#### [Records to use]
+ + + +

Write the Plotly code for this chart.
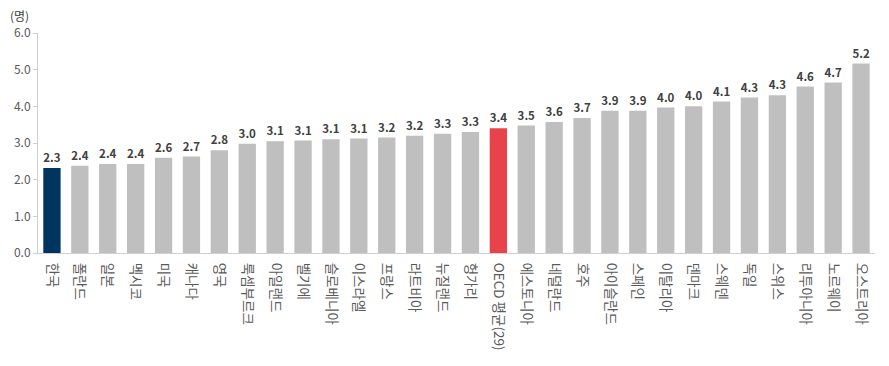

+ + + +

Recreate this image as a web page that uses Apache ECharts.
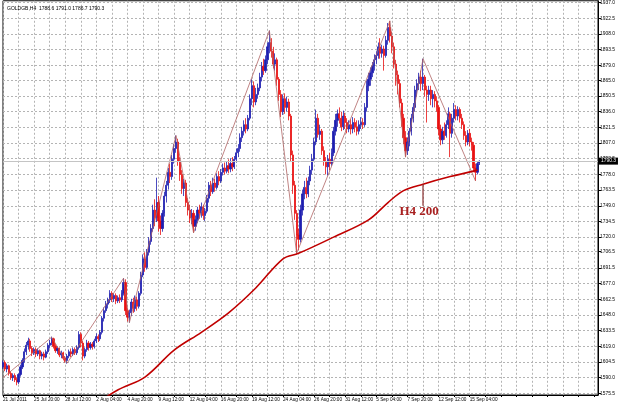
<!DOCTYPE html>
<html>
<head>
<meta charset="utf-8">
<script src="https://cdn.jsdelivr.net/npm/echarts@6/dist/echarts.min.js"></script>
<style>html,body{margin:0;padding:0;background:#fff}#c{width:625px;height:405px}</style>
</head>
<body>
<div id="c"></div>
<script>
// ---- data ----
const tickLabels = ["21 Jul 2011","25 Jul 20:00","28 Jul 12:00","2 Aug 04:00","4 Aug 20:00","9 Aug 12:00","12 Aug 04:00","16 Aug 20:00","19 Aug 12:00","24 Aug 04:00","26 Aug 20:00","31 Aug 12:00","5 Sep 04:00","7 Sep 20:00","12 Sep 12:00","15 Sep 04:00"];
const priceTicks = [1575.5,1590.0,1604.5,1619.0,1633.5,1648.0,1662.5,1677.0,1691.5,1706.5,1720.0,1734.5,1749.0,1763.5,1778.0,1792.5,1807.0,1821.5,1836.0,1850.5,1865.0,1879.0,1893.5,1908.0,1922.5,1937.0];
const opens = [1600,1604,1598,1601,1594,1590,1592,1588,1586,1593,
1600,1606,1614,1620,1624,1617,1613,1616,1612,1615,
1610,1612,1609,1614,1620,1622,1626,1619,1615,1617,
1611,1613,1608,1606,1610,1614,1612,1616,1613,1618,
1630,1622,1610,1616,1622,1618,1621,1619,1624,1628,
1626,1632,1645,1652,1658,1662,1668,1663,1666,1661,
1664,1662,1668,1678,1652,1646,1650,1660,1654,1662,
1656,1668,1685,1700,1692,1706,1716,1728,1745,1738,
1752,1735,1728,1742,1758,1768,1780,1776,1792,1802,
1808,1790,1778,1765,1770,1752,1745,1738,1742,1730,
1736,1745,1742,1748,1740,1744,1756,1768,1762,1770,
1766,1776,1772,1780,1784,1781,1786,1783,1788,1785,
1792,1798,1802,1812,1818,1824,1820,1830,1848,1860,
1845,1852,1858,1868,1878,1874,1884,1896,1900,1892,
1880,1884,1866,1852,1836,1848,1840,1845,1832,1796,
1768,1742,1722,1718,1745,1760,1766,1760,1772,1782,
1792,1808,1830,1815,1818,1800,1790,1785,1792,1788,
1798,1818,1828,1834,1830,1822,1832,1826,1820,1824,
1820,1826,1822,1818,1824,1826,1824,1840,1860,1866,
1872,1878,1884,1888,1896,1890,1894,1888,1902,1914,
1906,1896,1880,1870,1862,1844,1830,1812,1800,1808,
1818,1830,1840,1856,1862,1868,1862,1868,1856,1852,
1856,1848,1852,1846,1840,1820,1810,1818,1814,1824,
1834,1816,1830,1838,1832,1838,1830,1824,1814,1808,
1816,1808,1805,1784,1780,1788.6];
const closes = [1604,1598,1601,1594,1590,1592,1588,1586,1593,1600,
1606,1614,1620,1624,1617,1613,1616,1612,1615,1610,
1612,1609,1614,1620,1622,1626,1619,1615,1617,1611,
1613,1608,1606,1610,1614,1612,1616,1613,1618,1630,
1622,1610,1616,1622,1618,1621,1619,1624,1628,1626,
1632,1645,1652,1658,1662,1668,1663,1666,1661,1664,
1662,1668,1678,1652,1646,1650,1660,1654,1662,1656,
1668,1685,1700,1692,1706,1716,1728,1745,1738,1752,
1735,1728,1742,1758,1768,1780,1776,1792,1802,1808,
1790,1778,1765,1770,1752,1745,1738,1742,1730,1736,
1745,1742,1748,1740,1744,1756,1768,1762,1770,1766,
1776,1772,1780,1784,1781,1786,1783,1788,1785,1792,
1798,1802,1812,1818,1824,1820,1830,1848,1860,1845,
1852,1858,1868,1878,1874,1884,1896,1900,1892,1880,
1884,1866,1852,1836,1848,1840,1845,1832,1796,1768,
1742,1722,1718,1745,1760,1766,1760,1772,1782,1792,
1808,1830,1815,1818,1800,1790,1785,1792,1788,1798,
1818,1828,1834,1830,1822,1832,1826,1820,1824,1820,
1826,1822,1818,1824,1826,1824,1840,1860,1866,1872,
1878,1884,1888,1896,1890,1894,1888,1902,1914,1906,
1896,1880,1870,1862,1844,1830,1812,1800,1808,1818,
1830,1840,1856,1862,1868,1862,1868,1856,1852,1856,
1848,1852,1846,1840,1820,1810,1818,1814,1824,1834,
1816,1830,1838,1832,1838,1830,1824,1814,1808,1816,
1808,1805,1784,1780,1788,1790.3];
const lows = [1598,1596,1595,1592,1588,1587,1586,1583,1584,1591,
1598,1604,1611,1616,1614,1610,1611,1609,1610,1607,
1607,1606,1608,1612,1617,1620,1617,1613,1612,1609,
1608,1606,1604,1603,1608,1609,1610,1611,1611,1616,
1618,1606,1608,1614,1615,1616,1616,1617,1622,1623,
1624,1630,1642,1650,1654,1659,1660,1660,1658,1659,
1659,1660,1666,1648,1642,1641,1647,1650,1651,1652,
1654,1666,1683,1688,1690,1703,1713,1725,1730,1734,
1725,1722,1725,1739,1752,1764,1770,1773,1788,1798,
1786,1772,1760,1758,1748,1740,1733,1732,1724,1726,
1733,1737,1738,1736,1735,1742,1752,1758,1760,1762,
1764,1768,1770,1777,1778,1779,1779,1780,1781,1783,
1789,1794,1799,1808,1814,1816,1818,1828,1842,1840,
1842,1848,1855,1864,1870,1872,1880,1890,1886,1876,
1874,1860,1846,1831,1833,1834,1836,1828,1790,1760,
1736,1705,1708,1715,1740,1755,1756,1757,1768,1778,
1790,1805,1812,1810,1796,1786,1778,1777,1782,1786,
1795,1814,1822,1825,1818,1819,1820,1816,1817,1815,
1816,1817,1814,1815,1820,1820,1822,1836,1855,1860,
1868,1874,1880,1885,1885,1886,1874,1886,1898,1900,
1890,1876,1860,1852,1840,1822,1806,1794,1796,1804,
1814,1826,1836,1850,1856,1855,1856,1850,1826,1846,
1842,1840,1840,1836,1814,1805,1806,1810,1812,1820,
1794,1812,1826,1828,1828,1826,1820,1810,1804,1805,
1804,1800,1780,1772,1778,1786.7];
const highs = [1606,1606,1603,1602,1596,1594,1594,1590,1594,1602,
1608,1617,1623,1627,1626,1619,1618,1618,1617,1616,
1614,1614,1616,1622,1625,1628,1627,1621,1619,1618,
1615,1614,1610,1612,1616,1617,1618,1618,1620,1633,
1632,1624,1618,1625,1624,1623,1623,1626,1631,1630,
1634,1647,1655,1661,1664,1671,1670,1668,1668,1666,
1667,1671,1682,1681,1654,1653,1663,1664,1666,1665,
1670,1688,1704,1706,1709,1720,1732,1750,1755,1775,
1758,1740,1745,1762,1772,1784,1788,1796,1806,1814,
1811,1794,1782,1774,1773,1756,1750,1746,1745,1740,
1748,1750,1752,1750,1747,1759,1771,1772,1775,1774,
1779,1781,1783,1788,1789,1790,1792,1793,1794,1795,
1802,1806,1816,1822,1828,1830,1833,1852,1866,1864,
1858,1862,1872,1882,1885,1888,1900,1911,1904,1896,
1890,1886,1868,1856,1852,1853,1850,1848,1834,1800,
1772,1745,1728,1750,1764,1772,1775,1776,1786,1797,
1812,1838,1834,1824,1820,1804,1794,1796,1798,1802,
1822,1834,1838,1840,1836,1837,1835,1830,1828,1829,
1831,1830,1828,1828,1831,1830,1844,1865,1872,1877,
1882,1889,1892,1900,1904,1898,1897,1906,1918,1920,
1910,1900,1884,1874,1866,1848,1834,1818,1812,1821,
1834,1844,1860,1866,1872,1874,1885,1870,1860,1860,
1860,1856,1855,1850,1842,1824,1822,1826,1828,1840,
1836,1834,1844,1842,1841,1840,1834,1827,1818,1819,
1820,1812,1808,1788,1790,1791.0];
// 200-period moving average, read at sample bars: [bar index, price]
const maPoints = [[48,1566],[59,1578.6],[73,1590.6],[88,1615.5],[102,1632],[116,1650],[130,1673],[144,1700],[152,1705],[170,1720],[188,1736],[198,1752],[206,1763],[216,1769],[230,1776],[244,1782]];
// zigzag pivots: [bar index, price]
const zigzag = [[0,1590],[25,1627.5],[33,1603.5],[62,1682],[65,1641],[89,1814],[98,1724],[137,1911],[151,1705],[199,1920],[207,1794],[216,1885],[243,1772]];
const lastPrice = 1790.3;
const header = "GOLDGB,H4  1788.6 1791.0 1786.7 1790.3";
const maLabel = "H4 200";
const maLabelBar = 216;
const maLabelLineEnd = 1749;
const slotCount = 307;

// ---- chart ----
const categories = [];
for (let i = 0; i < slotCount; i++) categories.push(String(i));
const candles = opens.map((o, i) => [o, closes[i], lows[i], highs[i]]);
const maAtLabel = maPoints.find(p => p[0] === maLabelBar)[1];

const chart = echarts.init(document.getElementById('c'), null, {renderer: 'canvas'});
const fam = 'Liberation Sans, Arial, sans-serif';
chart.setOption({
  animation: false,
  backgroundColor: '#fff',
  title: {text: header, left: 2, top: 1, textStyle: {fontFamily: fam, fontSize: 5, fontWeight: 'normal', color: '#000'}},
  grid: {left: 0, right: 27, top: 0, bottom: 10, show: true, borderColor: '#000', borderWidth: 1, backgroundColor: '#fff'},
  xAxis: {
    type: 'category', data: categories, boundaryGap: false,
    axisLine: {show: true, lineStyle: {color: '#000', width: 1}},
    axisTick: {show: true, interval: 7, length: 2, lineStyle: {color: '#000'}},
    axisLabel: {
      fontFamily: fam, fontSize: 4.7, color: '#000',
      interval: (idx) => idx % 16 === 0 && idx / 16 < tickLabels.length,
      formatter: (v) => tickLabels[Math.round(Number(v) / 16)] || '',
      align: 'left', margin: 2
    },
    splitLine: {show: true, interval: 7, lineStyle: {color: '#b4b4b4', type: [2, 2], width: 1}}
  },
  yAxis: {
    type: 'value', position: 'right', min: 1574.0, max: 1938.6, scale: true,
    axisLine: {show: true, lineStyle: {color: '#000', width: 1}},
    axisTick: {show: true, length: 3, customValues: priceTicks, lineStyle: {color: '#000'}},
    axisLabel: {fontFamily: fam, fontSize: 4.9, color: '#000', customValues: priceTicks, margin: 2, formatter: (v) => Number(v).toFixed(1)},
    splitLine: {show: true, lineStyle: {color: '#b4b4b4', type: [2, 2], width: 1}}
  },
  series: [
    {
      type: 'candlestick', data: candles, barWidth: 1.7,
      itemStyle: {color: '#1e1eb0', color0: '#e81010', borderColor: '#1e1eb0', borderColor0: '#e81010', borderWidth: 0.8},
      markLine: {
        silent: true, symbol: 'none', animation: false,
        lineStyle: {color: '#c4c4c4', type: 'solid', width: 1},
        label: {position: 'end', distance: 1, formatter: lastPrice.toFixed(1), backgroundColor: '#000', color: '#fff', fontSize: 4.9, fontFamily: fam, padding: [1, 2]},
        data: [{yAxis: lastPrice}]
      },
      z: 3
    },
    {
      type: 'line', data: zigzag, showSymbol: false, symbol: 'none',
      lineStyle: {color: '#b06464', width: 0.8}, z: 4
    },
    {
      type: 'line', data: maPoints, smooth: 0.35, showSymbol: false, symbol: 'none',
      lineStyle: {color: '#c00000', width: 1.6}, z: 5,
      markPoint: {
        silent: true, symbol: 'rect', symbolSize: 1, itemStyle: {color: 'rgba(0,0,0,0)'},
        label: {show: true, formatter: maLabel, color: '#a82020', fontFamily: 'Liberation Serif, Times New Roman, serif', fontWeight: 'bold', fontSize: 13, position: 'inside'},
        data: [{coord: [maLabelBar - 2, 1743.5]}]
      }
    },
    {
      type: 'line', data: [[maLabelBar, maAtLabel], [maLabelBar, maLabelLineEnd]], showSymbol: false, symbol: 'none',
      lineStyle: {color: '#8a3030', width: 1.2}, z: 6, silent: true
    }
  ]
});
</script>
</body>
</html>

+ + + +

#### [Aim]
Gather from the records above every line containing the string "this".

#### [Written response]
Write the Plotly code for this chart.
Recreate this image as a web page that uses Apache ECharts.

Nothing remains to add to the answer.